Slides are really not meant to be a stand-alone resource — they are designed to work with the lecture, and I don't think it is possible to make slides that contain a lot of text and detail but still work well in presentations. The questions on the notes should give you a good idea if you are understanding the things you should from the lecture, and you do have the videos to go back to if something isn't clear from the slides (as well as lots of other resources on this material, including the recommended readings.)

Thank you for teaching this class =]. Also, I think Rust is a good language and has a lot of potential. Although I admit it is rather infuriating when there's not a lot of documentation, and sometimes the only documentation is from a previous version where the code no longer compiles in 0.9... Rust is starting to grow on me.

Great! I expect it will continue to grow on you — there's a big learning curve to get over, but the more you learn the more you should appreciate how its design helps programmers.

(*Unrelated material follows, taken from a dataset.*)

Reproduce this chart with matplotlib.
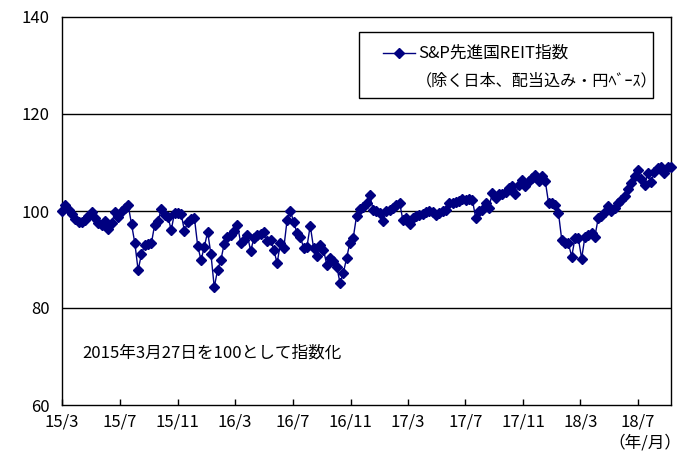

I'm really enjoying this course so far and I'm glad I'm taking it. I was stumped at first by some of Rust's quirks but I'm beginning to really appreciate solving problems from a different language's perspective.

I'm really enjoying this course so far and I'm glad I'm taking it. I was stumped at first by some of Rust's quirks but I'm beginning to really appreciate solving problems from a different language's perspective.

Nope, just want more problem sets that involving coding (like ps2)!

Don't worry! You'll get to do plenty of coding for ps3 and ps4 (and as much as you want for the final project).